Yes and no. I think on a larger scale, so a bird eye point of view, when you do a project of this size, facing the challenges and the using the structures that we went through, a signal that gets sent out that the market is mature and can handle this kind of complicated project, and everyone gets excited.
On the other hand people will also understand that other markets are easier to work in, and they will also learn from our frustrations and our issues. Certain people coming into the market are going to be very cautious about the whole resolution; it has been a problem for the last few, because some aspects are going to be very boring they can get some perspective on issues of land and communities, on expectation management, the role of government, strength of undertaking, and so on.
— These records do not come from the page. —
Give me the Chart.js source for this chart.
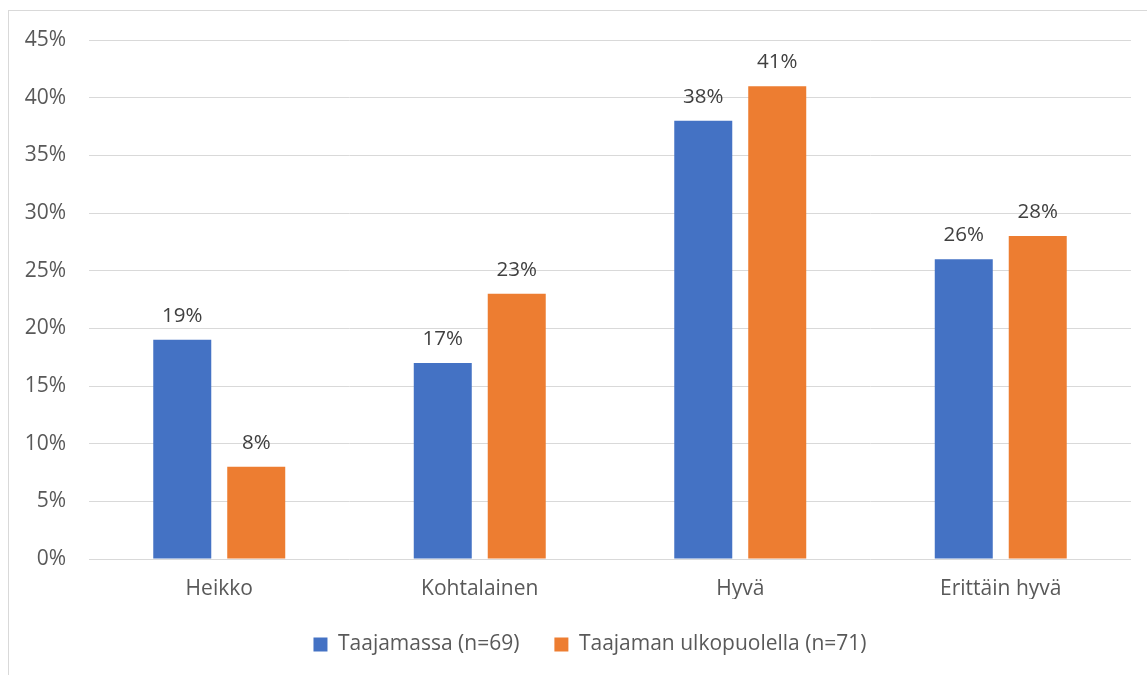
<!DOCTYPE html>
<html>
<head>
<meta charset="utf-8">
<script src="https://cdn.jsdelivr.net/npm/chart.js@4.4.0/dist/chart.umd.min.js"></script>
<style>
html,body{margin:0;padding:0;background:#fff;}
#wrap{width:1147px;height:675px;position:relative;}
</style>
</head>
<body>
<div id="wrap"><canvas id="c" width="1147" height="675"></canvas></div>
<script>
const categories = ["Heikko", "Kohtalainen", "Hyvä", "Erittäin hyvä"];
const seriesNames = ["Taajamassa (n=69)", "Taajaman ulkopuolella (n=71)"];
const taajamassa = [19, 17, 38, 26];
const ulkopuolella = [8, 23, 41, 28];
const yTicks = [0, 5, 10, 15, 20, 25, 30, 35, 40, 45];

const FONT = "'Open Sans', Lato, sans-serif";
const TXT = "#595959";

const borderPlugin = {
  id: 'outerBorder',
  beforeDraw(chart) {
    const ctx = chart.ctx;
    ctx.save();
    ctx.fillStyle = '#fff';
    ctx.fillRect(0, 0, chart.width, chart.height);
    ctx.strokeStyle = '#d9d9d9';
    ctx.lineWidth = 1;
    ctx.strokeRect(8.5, 10.5, 1300, 800);
    ctx.restore();
  }
};

const legendShift = {
  id: 'legendShift',
  afterLayout(chart) {
    if (chart.legend) {
      chart.legend.left += 49;
    }
  }
};

const labelPlugin = {
  id: 'barLabels',
  afterDatasetsDraw(chart) {
    const ctx = chart.ctx;
    ctx.save();
    ctx.font = "20.5px " + FONT;
    ctx.fillStyle = "#404040";
    ctx.textAlign = 'center';
    ctx.textBaseline = 'alphabetic';
    chart.data.datasets.forEach((ds, i) => {
      chart.getDatasetMeta(i).data.forEach((bar, j) => {
        ctx.fillText(ds.data[j] + '%', bar.x, bar.y - 18);
      });
    });
    ctx.restore();
  }
};

new Chart(document.getElementById('c'), {
  type: 'bar',
  data: {
    labels: categories,
    datasets: [
      { label: seriesNames[0], data: taajamassa, backgroundColor: '#4472C4', categoryPercentage: 0.568, barPercentage: 0.784 },
      { label: seriesNames[1], data: ulkopuolella, backgroundColor: '#ED7D31', categoryPercentage: 0.568, barPercentage: 0.784 }
    ]
  },
  options: {
    responsive: false,
    animation: false,
    devicePixelRatio: 1,
    layout: { padding: { left: 0, top: 40, right: 16, bottom: 10 } },
    plugins: {
      legend: {
        position: 'bottom',
        labels: {
          font: { family: FONT, size: 21 },
          color: TXT,
          boxWidth: 14,
          boxHeight: 14,
          padding: 35,
          useBorderRadius: false
        }
      },
      tooltip: { enabled: false }
    },
    scales: {
      x: {
        grid: { display: false, drawTicks: false },
        border: { display: false },
        ticks: { font: { family: FONT, size: 21 }, color: TXT, padding: 17 },
        afterFit(s) { s.height = 40; }
      },
      y: {
        min: 0, max: 45,
        grid: { color: '#d9d9d9', lineWidth: 1, drawTicks: false },
        border: { display: false },
        afterBuildTicks(s) { s.ticks = yTicks.map(v => ({ value: v })); },
        ticks: { font: { family: FONT, size: 21 }, color: TXT, padding: 23, callback: v => v + '%' },
        afterFit(s) { s.width = 89; }
      }
    }
  },
  plugins: [borderPlugin, legendShift, labelPlugin]
});
</script>
</body>
</html>
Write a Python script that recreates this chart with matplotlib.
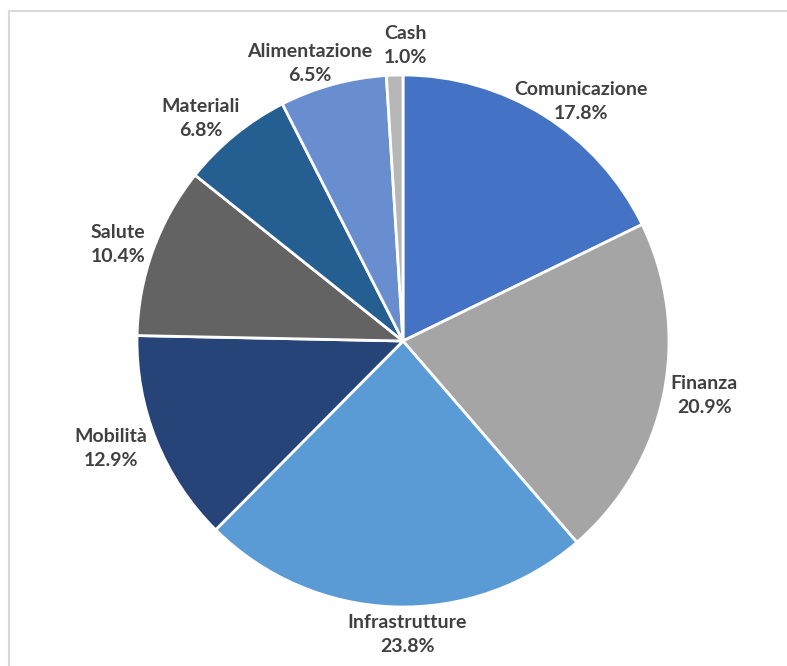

A lot of those are going to be put to test, but if the question is: ‘It going to be easier to do projects because of Lake Turkana?’ For private sector players, I think the answer is no, because the bar is always raised with every subsequent protocol. 

Finally, are there any further projects for your company in the pipeline in the next few years?

I mean the site is large and the wind resource is huge, so as and when the opportunity to expand the project to the next phase, or subsequent phases, arises, both from a regulatory demand and a political shareholder perspective, we certainly have the will, but we will have to make that decision at the time. I guess the priority is to get the project to be commissioned, in time.


Rizwan Fazal
Lake Turkana Wind Power


Rizwan Fazal is the director and chairperson of the risk and audit committee of Lake Turkana Wind Power in Kenya. He was responsible for overseeing the activities of a consortium of equity investors in the 300MW Lake Turkana Wind Power project.

Fazal has 18 years of corporate, project and structured finance experience. In project finance, he specialises in risk identification and mitigation, and debt and equity structuring.
Fazal’s Previous positions include executive management roles at Stanbic Bank, ABN AMRO and First American Bank, and he was head of PricewaterhouseCoopers’ infrastructure finance team in Sub-Saharan Africa.